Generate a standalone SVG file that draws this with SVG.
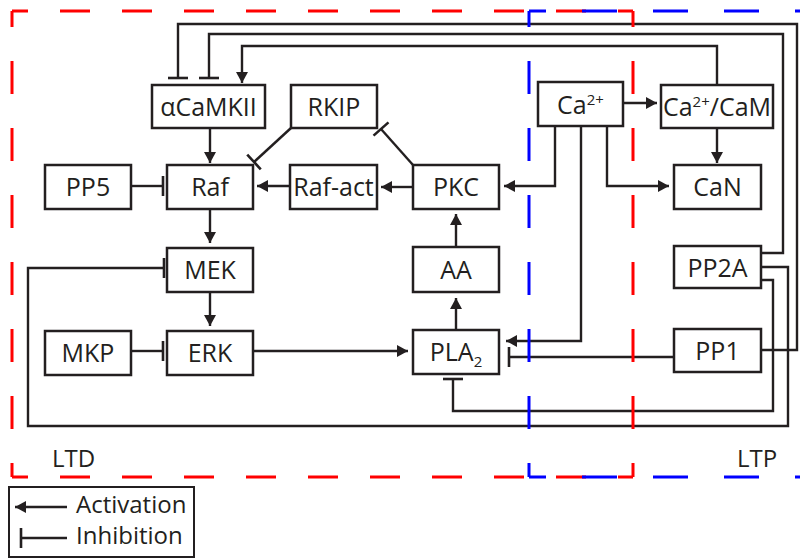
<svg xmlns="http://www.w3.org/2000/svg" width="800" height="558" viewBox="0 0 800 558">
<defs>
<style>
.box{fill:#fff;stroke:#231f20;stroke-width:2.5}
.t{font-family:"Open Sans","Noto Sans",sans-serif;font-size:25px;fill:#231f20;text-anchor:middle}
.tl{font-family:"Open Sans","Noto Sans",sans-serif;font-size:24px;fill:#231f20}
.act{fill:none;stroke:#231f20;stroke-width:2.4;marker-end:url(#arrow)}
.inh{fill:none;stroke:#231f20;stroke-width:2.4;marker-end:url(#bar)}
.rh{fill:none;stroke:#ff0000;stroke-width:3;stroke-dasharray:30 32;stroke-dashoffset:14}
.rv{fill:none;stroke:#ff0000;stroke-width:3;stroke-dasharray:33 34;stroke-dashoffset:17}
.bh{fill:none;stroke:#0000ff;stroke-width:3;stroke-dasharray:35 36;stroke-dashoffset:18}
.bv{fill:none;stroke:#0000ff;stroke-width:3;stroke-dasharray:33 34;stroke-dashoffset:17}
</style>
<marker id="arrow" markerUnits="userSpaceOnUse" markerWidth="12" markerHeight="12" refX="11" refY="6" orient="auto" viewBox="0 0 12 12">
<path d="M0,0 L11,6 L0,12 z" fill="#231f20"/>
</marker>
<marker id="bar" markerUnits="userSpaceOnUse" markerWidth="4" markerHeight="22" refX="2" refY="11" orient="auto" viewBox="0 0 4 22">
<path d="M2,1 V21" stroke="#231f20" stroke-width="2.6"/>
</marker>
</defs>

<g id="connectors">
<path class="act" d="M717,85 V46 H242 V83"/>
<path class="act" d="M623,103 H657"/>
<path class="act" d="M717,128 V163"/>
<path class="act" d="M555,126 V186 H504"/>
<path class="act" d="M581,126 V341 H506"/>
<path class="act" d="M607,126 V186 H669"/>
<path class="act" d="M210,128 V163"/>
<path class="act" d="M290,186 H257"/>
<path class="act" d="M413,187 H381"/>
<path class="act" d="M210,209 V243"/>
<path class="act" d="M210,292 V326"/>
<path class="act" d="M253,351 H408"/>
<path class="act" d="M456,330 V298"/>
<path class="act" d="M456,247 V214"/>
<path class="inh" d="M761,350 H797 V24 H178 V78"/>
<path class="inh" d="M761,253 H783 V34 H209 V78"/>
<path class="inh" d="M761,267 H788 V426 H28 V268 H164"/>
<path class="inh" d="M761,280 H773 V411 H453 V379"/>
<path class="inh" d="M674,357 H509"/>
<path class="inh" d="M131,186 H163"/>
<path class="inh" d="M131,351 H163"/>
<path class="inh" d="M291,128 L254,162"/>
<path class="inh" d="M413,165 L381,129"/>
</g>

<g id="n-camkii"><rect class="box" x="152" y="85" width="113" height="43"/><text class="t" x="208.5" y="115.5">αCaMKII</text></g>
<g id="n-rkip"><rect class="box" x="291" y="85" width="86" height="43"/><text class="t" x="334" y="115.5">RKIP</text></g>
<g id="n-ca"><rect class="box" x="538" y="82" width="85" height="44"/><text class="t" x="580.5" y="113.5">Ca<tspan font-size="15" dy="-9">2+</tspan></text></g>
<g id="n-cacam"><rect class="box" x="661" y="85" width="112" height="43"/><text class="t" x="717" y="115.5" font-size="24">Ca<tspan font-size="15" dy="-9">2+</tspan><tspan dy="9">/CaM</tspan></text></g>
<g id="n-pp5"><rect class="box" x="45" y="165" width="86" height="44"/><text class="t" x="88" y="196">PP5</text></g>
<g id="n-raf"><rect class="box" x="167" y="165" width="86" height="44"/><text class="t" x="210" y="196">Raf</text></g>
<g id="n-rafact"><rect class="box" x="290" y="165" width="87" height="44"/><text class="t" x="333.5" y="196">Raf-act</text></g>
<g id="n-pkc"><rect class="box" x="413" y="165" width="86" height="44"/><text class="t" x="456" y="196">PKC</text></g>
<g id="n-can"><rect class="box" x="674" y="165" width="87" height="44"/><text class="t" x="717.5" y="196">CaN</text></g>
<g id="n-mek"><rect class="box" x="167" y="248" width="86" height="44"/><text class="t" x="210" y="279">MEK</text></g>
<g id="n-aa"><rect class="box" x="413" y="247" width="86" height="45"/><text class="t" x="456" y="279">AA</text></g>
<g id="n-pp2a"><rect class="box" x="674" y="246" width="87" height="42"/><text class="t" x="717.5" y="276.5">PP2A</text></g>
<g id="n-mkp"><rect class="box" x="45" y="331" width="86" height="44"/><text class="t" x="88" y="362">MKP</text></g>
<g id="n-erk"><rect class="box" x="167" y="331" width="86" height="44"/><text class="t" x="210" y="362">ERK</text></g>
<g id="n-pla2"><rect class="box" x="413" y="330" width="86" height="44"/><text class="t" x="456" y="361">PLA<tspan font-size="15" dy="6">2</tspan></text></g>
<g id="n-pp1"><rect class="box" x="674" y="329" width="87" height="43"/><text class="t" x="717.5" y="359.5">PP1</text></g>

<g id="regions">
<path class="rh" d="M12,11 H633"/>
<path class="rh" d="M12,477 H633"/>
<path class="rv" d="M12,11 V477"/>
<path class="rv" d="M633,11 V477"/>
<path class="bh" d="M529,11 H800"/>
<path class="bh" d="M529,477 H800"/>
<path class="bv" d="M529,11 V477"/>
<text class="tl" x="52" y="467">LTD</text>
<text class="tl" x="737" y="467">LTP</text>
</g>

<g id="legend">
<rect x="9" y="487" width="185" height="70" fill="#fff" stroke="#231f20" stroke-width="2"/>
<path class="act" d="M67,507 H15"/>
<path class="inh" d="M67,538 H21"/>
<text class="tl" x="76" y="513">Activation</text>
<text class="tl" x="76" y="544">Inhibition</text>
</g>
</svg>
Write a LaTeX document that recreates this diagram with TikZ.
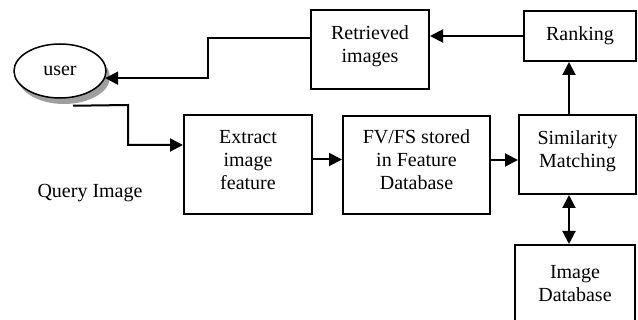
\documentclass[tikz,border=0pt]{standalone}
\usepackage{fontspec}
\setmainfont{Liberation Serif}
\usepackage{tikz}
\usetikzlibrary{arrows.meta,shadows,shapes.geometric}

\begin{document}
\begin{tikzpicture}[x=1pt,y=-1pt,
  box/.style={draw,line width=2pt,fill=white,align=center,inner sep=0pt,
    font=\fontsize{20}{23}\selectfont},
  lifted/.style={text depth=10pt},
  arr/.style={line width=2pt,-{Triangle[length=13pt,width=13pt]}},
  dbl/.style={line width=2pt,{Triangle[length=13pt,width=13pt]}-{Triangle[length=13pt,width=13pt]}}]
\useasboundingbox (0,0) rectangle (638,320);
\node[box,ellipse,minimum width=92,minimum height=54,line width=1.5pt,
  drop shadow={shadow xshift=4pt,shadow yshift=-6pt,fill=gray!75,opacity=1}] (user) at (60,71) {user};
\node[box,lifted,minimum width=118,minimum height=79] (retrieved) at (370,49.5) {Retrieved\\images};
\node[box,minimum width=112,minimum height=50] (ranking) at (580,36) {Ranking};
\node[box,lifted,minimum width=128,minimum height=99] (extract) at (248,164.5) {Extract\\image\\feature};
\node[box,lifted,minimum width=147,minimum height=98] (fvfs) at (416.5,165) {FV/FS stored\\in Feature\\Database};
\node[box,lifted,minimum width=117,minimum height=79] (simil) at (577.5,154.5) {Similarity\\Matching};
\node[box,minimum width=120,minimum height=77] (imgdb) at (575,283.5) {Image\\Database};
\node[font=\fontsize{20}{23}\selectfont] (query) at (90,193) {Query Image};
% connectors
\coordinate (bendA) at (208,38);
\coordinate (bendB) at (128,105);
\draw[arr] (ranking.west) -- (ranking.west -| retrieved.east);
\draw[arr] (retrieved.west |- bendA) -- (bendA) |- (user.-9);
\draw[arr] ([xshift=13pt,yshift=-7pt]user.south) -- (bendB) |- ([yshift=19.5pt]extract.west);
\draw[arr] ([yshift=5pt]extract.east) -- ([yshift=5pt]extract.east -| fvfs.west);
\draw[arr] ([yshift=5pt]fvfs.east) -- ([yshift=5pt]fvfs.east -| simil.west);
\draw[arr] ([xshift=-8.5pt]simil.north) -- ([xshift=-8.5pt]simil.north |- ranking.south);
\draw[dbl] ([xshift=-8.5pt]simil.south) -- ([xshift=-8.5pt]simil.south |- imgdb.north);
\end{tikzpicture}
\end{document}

■ ■ ■ ■

Copy every line of the listing where the word "with" appears.

_Output of the task:_
Generate a standalone SVG file that draws this with SVG.
Write a LaTeX document that recreates this diagram with TikZ.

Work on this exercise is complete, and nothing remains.